For young households and those with lower or more volatile incomes, unrestricted access to savings is often most important. Qualified accounts condition favorable tax treatment on leaving funds untouched for long periods or restricting their use to government-approved purposes. Violating the rules triggers tax penalties. Individuals who do not want to commit to long-term lockups rationally choose not to use the accounts and forgo the tax benefits.
Lower-income households are significantly more likely to make early withdrawals in response to income shocks, job loss, or unexpected expenses. A report from the Government Accountability Office finds that the lowest-income households have the highest rates of early withdrawals and associated penalties. For example, 12 percent of households with incomes below $25,000 faced the 10 percent early-withdrawal penalty.17
Penalties on early or nonqualified withdrawals are intended to preserve targeted savings goals.
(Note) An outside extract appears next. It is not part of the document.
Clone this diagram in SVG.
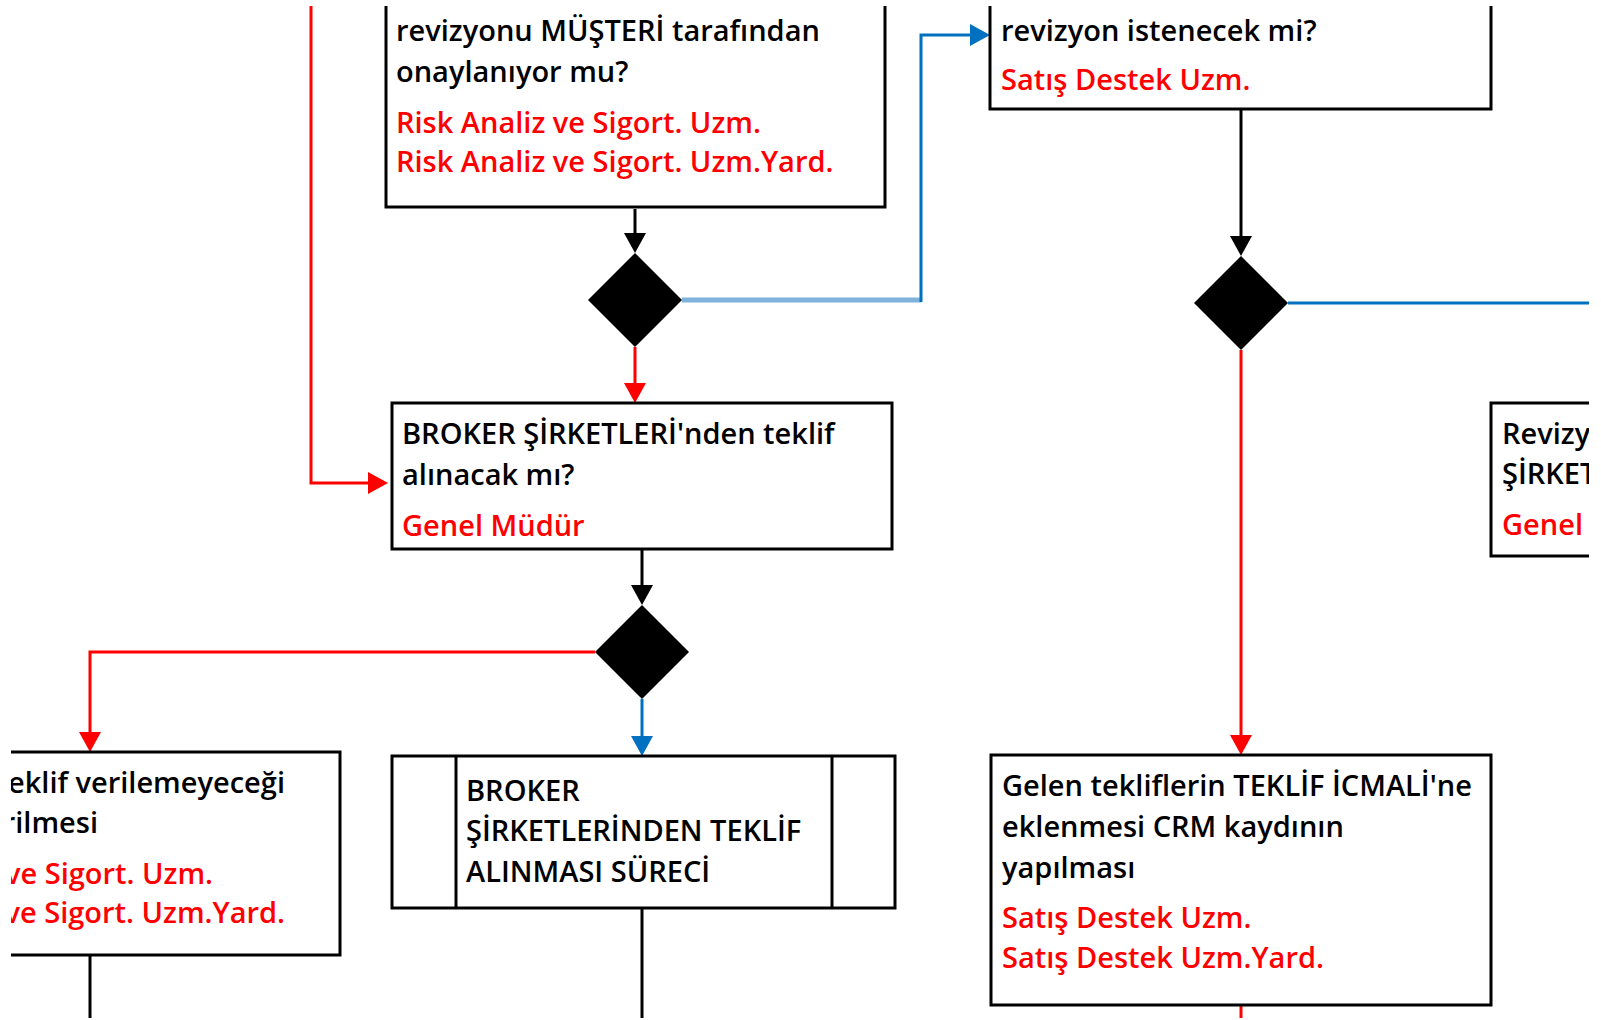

In practice, they can leave households worse off than if they had avoided the accounts entirely. IRS data for tax years 2017–2019 show that for taxpayers with adjusted gross income (AGI) below $5,000, 43 percent of all taxes paid went to penalties from accessing their own savings. For those with AGI below $25,000, about 19 percent of income taxes paid went to penalties.18
Saving is often episodic and interrupted by life events. Conditioning tax benefits on rigid use requirements effectively taxes households for responding to their own financial needs, especially in emergencies.
At the other end of the income distribution, households with stable finances and access to professional advice can structure their affairs to maximize benefits in ways unavailable to others. Higher-income savers are more likely to maintain separate liquid savings, allowing them to avoid penalties altogether. They also routinely use strategies such as Roth conversions (as described above in the context of Trump Accounts) to shift assets from traditional accounts during low-income years to secure tax-free growth when income will be higher.19 Small business owners and the self-employed have even more planning opportunities through additional specialized accounts. The result is a system in which those with the greatest financial resources are best positioned to capture the largest benefits, while those facing liquidity constraints are least able to participate.
Simpler, Universal Accounts: International Evidence
International experience shows that simpler, more flexible investment accounts are a widely used and popular alternative to the current US system of special-purpose accounts. Canada and the United Kingdom have adopted universal savings account–type systems that allow after-tax contributions, tax-free investment growth, and unrestricted withdrawals.20 The result is a savings and investment vehicle that households can use for any purpose without having to navigate a complex set of rules.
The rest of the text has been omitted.